Coaches also perceived passing, catching, tackling and ball-handling skills as important. These findings were also shared by other authors [39, 51,52,53]. Additionally, the coaches perceived that perceptual-cognitive skills including decision-making ability, game-sense awareness, anticipation, visual and auditory skills were important. Hendricks [39] reported almost similar findings. Professional rugby league players had better tackling proficiency, pattern recall (ability to read the game) and prediction ability (decision-making), and reactive agility when compared to semi-professional players [54, 55]. Moreover, measures of technical and perceptual skills were associated with more line-breaks assists, try assists, and tackles completed during competition [56].

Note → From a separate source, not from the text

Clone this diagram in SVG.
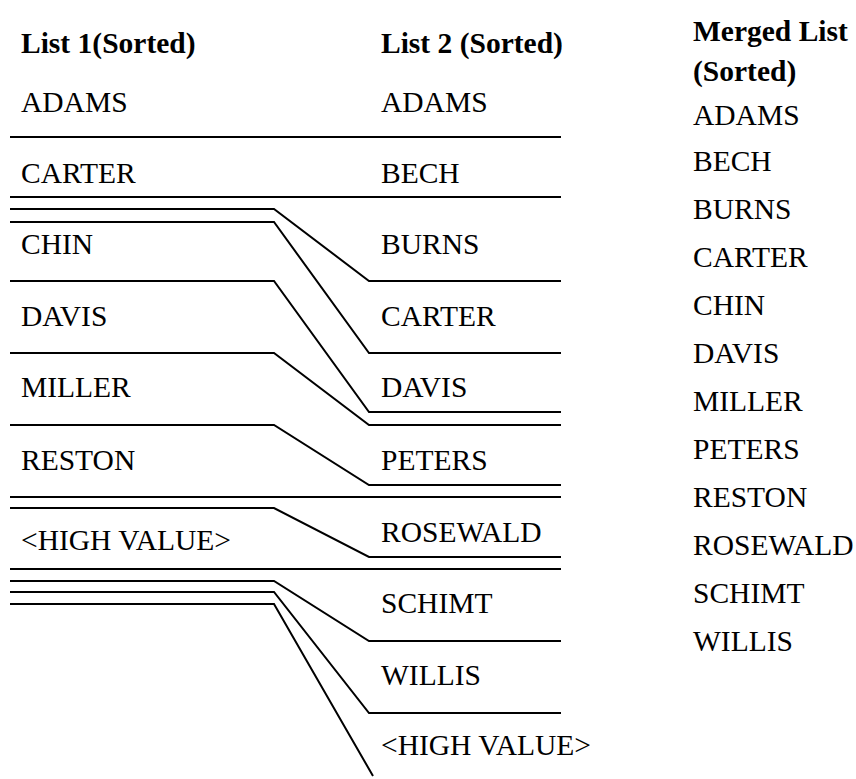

In the present study, psychological qualities were also perceived to be important although there are limited studies corroborating this evidence. Tredrea et al. [23] found no significant differences between selected and non-selected adolescent players for psychological attributes using the Mental Toughness (MT) Questionnaire. However, other studies involving adult players reported contrasting results using same tool [57]. Tredrea et al. [23] attributed that to reduced discriminative ability of MT tool in adolescents. Nevertheless, Larkin and O’Connor [58] found that perceived qualities such as “coachability” and “positive attitude” were important in soccer, an intermittent team sport like rugby. These findings were also shared by the coaches in the present study. The coaches felt that adolescent rugby players should be “teachable” and have personal attributes such as courage, determination, hardworking, discipline and passion for the sport.

In conclusion, coaches perceived physiological, anthropometric, and psychological and game-specific skills to be defining good adolescent rugby players. Therefore, training approaches or test-battery design should incorporate all these important qualities. Additionally, consistent with the training periodisation approach [59], coaches may utilise this information during the coaching process and in improving player performance.

Study limitations

  • Although generalisation of study findings is not important in qualitative studies, the 22 participants represented all the high-school rugby leagues in the country. Nevertheless, one major limitation was that data analysis was not conducted iteratively based on the saturation concept.

  • Investigator triangulation of the coding process conducted provides credibility to the findings. However, credibility could have been enhanced by eliciting the perceptions of male adolescent rugby players’ playing competitive school rugby and further, ensuring that member checking of the transcripts involved not only a convenience sample of 12 rugby coaches as used in the present study.